Hyderabad: A group of Indian medical researchers has come out with a model that would use the body energy to recharge life-saving medical implants like pacemakers, defibrillators, and neurotransmitters for as long as 30 years.
At present pacemakers and defibrillators use batteries that need to be replaced at regular intervals through painful surgical procedures. The average life of these batteries is five to eight years. Pacemakers and defibrillators are implanted in people with severe heart problems, while neurotransmitters are used in Parkinson's patients.
The model devised by researchers at the department of biomedical engineering, Deenbandhu Chottu Ram University of Science and Technology, Haryana, utilises the body energy by converting it into electrical power to recharge the batteries in the medical implants for almost 30 years.
The research was carried out by Dr Dinesh Bhatia and his team.
According to Dr Bhatia, some of the power sources in the body are the heartbeat, blood flow inside the vessels, movement of the body parts, and the body temperature. Different types of sensors can be used for sensing the energy from the heartbeat. Later, this mechanical energy can be converted into electricity. For sensing the blood flow energy, nanogenerators driven by ultrasonic waves can be used to directly convert the hydraulic energy in human body to electrical energy.
"For the biothermal device to work, it needs a 2°C temperature difference across it. But there are many parts of the body, where a temperature difference of 5°C exists, typically in the few millimetres just below the skin, where it is planned to place this device," he pointed out.

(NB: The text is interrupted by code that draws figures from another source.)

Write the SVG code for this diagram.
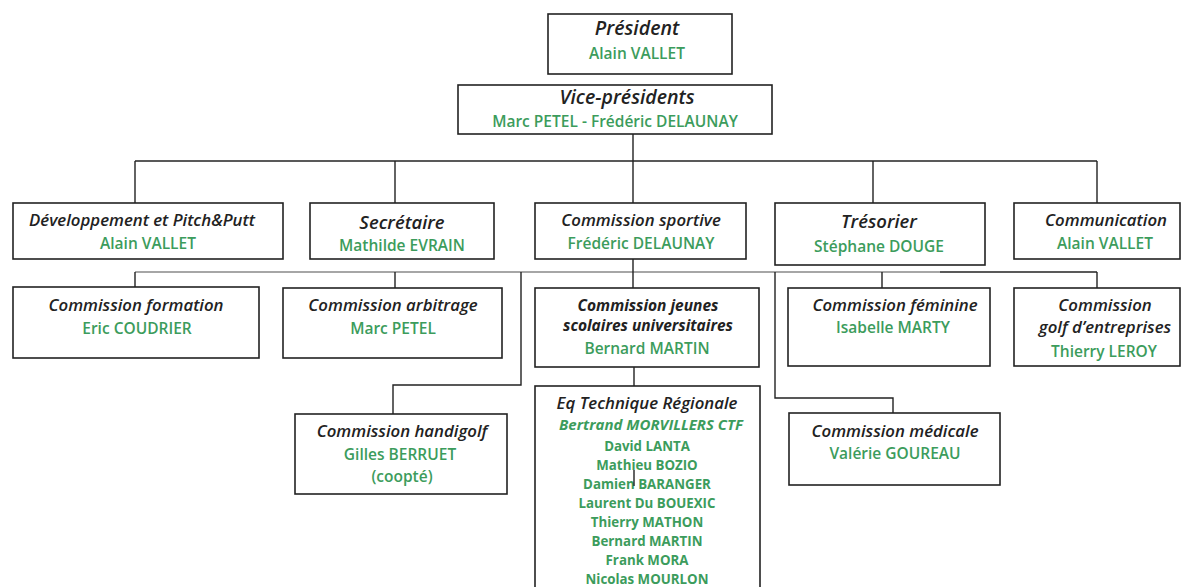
<svg xmlns="http://www.w3.org/2000/svg" width="1185" height="587" viewBox="0 0 1185 587">
<style>
.box{fill:#fff;stroke:#222;stroke-width:1.6}
.ln{fill:none;stroke:#222;stroke-width:1.4}
.lg{fill:none;stroke:#888;stroke-width:1.4}
text{font-family:"Open Sans","Liberation Sans",sans-serif;text-anchor:middle}
.t{font-style:italic;font-weight:600;fill:#222;font-size:16.8px}
.tj{font-style:italic;font-weight:700;fill:#222;font-size:15.5px}
.tl{font-style:italic;font-weight:600;fill:#222;font-size:18.5px}
.tx{font-style:italic;font-weight:600;fill:#222;font-size:19.5px}
.n{font-weight:600;fill:#3c9c5c;font-size:15.5px}
.m{font-weight:700;fill:#3c9c5c;font-size:13.3px}
</style>
<rect width="1185" height="587" fill="#fff"/>
<g id="connectors">
<line class="ln" x1="633" y1="134" x2="633" y2="203"/>
<line class="ln" x1="135" y1="161" x2="1097" y2="161"/>
<line class="ln" x1="135" y1="161" x2="135" y2="203"/>
<line class="ln" x1="395" y1="161" x2="395" y2="203"/>
<line class="ln" x1="873" y1="161" x2="873" y2="203"/>
<line class="ln" x1="1097" y1="161" x2="1097" y2="203"/>
<line class="lg" x1="135" y1="272" x2="940" y2="272"/>
<line class="ln" x1="940" y1="272" x2="1097" y2="272"/>
<line class="ln" x1="135" y1="272" x2="135" y2="287"/>
<line class="ln" x1="395" y1="272" x2="395" y2="288"/>
<line class="ln" x1="633" y1="259" x2="633" y2="288"/>
<line class="ln" x1="882" y1="272" x2="882" y2="288"/>
<line class="ln" x1="1097" y1="272" x2="1097" y2="288"/>
<polyline class="ln" points="521,272 521,385 393,385 393,414"/>
<polyline class="ln" points="775,272 775,398 893,398 893,413"/>
<line class="ln" x1="634" y1="367" x2="634" y2="386"/>
</g>
<g id="president"><rect class="box" x="548" y="14" width="184" height="60"/>
<text class="tx" x="637" y="35">Président</text>
<text class="n" x="637" y="59">Alain VALLET</text></g>
<g id="vice-presidents"><rect class="box" x="458" y="85" width="314" height="49"/>
<text class="tx" x="627" y="104">Vice-présidents</text>
<text class="n" x="615" y="127">Marc PETEL -  Frédéric DELAUNAY</text></g>
<g id="developpement"><rect class="box" x="13" y="203" width="270" height="56"/>
<text class="t" x="142" y="226">Développement et Pitch&amp;Putt</text>
<text class="n" x="148" y="249">Alain VALLET</text></g>
<g id="secretaire"><rect class="box" x="310" y="203" width="184" height="56"/>
<text class="tl" x="402" y="229">Secrétaire</text>
<text class="n" x="402" y="251">Mathilde EVRAIN</text></g>
<g id="commission-sportive"><rect class="box" x="535" y="203" width="211" height="56"/>
<text class="t" x="641" y="226">Commission sportive</text>
<text class="n" x="641" y="249">Frédéric DELAUNAY</text></g>
<g id="tresorier"><rect class="box" x="775" y="203" width="210" height="62"/>
<text class="tl" x="879" y="228">Trésorier</text>
<text class="n" x="879" y="252">Stéphane DOUGE</text></g>
<g id="communication"><rect class="box" x="1014" y="203" width="166" height="56"/>
<text class="t" x="1106" y="226">Communication</text>
<text class="n" x="1105" y="249">Alain VALLET</text></g>
<g id="commission-formation"><rect class="box" x="13" y="287" width="246" height="71"/>
<text class="t" x="136" y="311">Commission formation</text>
<text class="n" x="137" y="334">Eric COUDRIER</text></g>
<g id="commission-arbitrage"><rect class="box" x="283" y="288" width="219" height="70"/>
<text class="t" x="393" y="311">Commission arbitrage</text>
<text class="n" x="393" y="334">Marc PETEL</text></g>
<g id="commission-jeunes"><rect class="box" x="535" y="288" width="224" height="79"/>
<text class="tj" x="648" y="311">Commission jeunes</text>
<text class="tj" x="648" y="331">scolaires universitaires</text>
<text class="n" x="647" y="354">Bernard MARTIN</text></g>
<g id="commission-feminine"><rect class="box" x="788" y="288" width="202" height="78"/>
<text class="t" x="895" y="311">Commission féminine</text>
<text class="n" x="893" y="333">Isabelle MARTY</text></g>
<g id="commission-golf-entreprises"><rect class="box" x="1014" y="288" width="166" height="78"/>
<text class="t" x="1105" y="311">Commission</text>
<text class="t" x="1105" y="333">golf d’entreprises</text>
<text class="n" x="1104" y="357">Thierry LEROY</text></g>
<g id="commission-handigolf"><rect class="box" x="295" y="414" width="212" height="80"/>
<text class="t" x="402" y="437">Commission handigolf</text>
<text class="n" x="400" y="460">Gilles BERRUET</text>
<text class="n" x="402" y="482">(coopté)</text></g>
<g id="eq-technique"><rect class="box" x="535" y="386" width="225" height="210"/>
<text class="t" x="647" y="409">Eq Technique Régionale</text>
<text class="m" x="651" y="430" style="font-style:italic;font-size:15px">Bertrand MORVILLERS CTF</text>
<text class="m" x="647" y="451">David LANTA</text>
<text class="m" x="647" y="470">Mathieu BOZIO</text>
<text class="m" x="647" y="489">Damien BARANGER</text>
<text class="m" x="647" y="508">Laurent Du BOUEXIC</text>
<text class="m" x="647" y="527">Thierry MATHON</text>
<text class="m" x="647" y="546">Bernard MARTIN</text>
<text class="m" x="647" y="565">Frank MORA</text>
<text class="m" x="647" y="584">Nicolas MOURLON</text>
<line class="ln" x1="634" y1="470" x2="634" y2="486"/></g>
<g id="commission-medicale"><rect class="box" x="789" y="413" width="211" height="72"/>
<text class="t" x="895" y="437">Commission médicale</text>
<text class="n" x="895" y="459">Valérie GOUREAU</text></g>
</svg>
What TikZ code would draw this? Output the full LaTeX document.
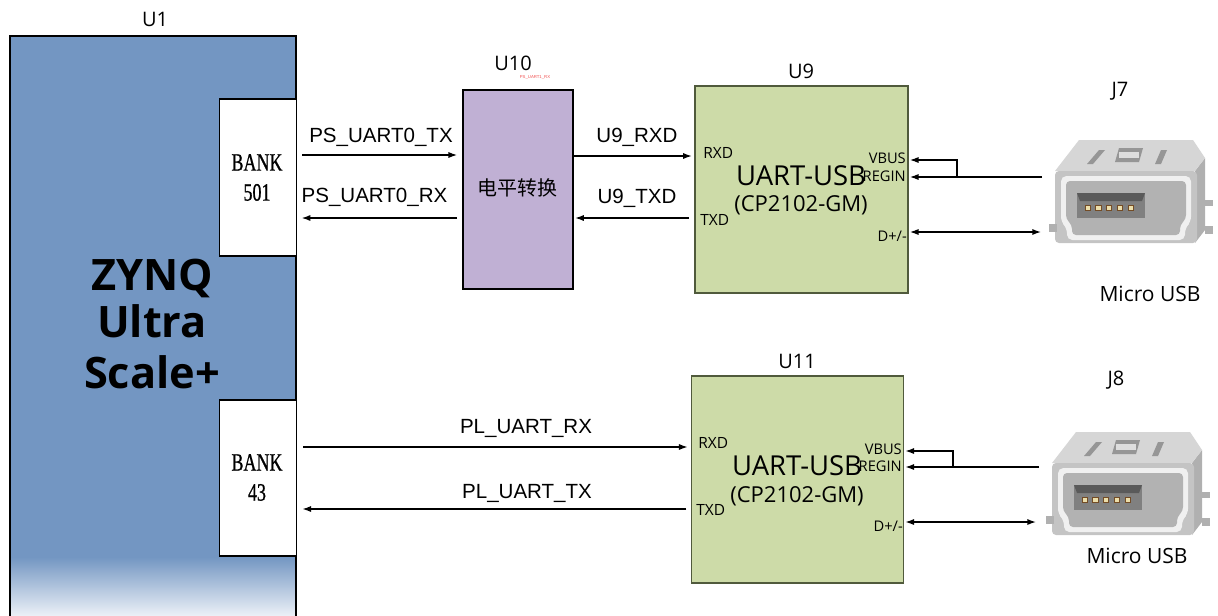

The body power can be used to 'trickle charge' batteries for medium-power devices like defibrillators, or to directly power low energy devices, such as pacemakers. These power systems have the potential to run for as long as 30 years, five times more than the presently available batteries.
The team is also doing research on a thermoelectric module that requires about 4000 elements on a small surface area of six centimetres by two centimetres.
"With the advent of nanotechnology revolution, the ability to put thousands of these small semiconductor nodes that convert heat to electricity in the small space, similar to the size of one or two postage stamps, has become feasible. The rechargeable battery can be implanted in the skin, where temperature differences of up to 5°C exist. This device may then be employed to power pacemakers as well as other devices, such as the tiny neurotransmitters that are implanted in the brain for treatment of Parkinson's disease," Dr Bhatia observed.